• [Set exercise]
Your task is to give the listing below back word for word, pictures excluded.
━━━━━━━━━━━━━━━━
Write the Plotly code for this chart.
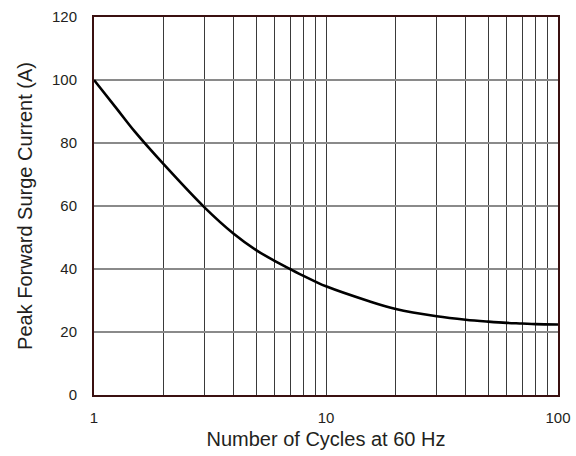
import plotly.graph_objects as go

cycles = [1, 1.25, 1.5, 2, 3, 4, 5, 6, 7, 8, 9, 10, 15, 20, 30, 40, 50, 60, 70, 80, 100]
current = [100, 91, 83.6, 73.2, 59.5, 51.2, 46, 42.6, 40, 37.8, 36.0, 34.5,
           30.0, 27.3, 25.0, 23.9, 23.3, 22.9, 22.7, 22.5, 22.4]

x_grid = [1, 2, 3, 4, 5, 6, 7, 8, 9, 10, 20, 30, 40, 50, 60, 70, 80, 90, 100]
x_labels = ["1" if v == 1 else "10" if v == 10 else "100" if v == 100 else "" for v in x_grid]
y_ticks = [0, 20, 40, 60, 80, 100, 120]

fig = go.Figure()
fig.add_trace(go.Scatter(x=cycles, y=current, mode="lines",
                         line=dict(color="black", width=2.6, shape="spline", smoothing=1.0),
                         showlegend=False, hoverinfo="skip"))

font = dict(family="Liberation Sans, Arial, sans-serif", size=15, color="#231f20")
frame = "#3a1010"

fig.update_layout(
    width=576, height=456,
    margin=dict(l=94, r=18, t=17, b=61),
    paper_bgcolor="white", plot_bgcolor="white",
    font=font,
    xaxis=dict(type="log", range=[0, 2], tickvals=x_grid, ticktext=x_labels,
               showgrid=True, gridcolor="#3a3a3a", gridwidth=1,
               showline=True, mirror=True, linecolor=frame, linewidth=2,
               ticks="", ticklabelstandoff=8, automargin=False,
               title=dict(text="Number of Cycles at 60 Hz", font=dict(size=20), standoff=7),
               zeroline=False),
    yaxis=dict(range=[0, 120], tickvals=y_ticks,
               showgrid=True, gridcolor="#8a8a8a", gridwidth=1.5,
               showline=True, mirror=True, linecolor=frame, linewidth=2,
               ticks="", ticklabelstandoff=12, automargin=False,
               title=dict(text="Peak Forward Surge Current (A)", font=dict(size=20), standoff=14),
               zeroline=False),
)

fig.write_html("out.html", config={"displayModeBar": False},
               post_script="document.body.style.margin='0';document.body.style.overflow='hidden';")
━━━━━━━━━━━━━━━━
• [Exercise answer]
Write the Plotly code for this chart.
import plotly.graph_objects as go

cycles = [1, 1.25, 1.5, 2, 3, 4, 5, 6, 7, 8, 9, 10, 15, 20, 30, 40, 50, 60, 70, 80, 100]
current = [100, 91, 83.6, 73.2, 59.5, 51.2, 46, 42.6, 40, 37.8, 36.0, 34.5,
           30.0, 27.3, 25.0, 23.9, 23.3, 22.9, 22.7, 22.5, 22.4]

x_grid = [1, 2, 3, 4, 5, 6, 7, 8, 9, 10, 20, 30, 40, 50, 60, 70, 80, 90, 100]
x_labels = ["1" if v == 1 else "10" if v == 10 else "100" if v == 100 else "" for v in x_grid]
y_ticks = [0, 20, 40, 60, 80, 100, 120]

fig = go.Figure()
fig.add_trace(go.Scatter(x=cycles, y=current, mode="lines",
                         line=dict(color="black", width=2.6, shape="spline", smoothing=1.0),
                         showlegend=False, hoverinfo="skip"))

font = dict(family="Liberation Sans, Arial, sans-serif", size=15, color="#231f20")
frame = "#3a1010"

fig.update_layout(
    width=576, height=456,
    margin=dict(l=94, r=18, t=17, b=61),
    paper_bgcolor="white", plot_bgcolor="white",
    font=font,
    xaxis=dict(type="log", range=[0, 2], tickvals=x_grid, ticktext=x_labels,
               showgrid=True, gridcolor="#3a3a3a", gridwidth=1,
               showline=True, mirror=True, linecolor=frame, linewidth=2,
               ticks="", ticklabelstandoff=8, automargin=False,
               title=dict(text="Number of Cycles at 60 Hz", font=dict(size=20), standoff=7),
               zeroline=False),
    yaxis=dict(range=[0, 120], tickvals=y_ticks,
               showgrid=True, gridcolor="#8a8a8a", gridwidth=1.5,
               showline=True, mirror=True, linecolor=frame, linewidth=2,
               ticks="", ticklabelstandoff=12, automargin=False,
               title=dict(text="Peak Forward Surge Current (A)", font=dict(size=20), standoff=14),
               zeroline=False),
)

fig.write_html("out.html", config={"displayModeBar": False},
               post_script="document.body.style.margin='0';document.body.style.overflow='hidden';")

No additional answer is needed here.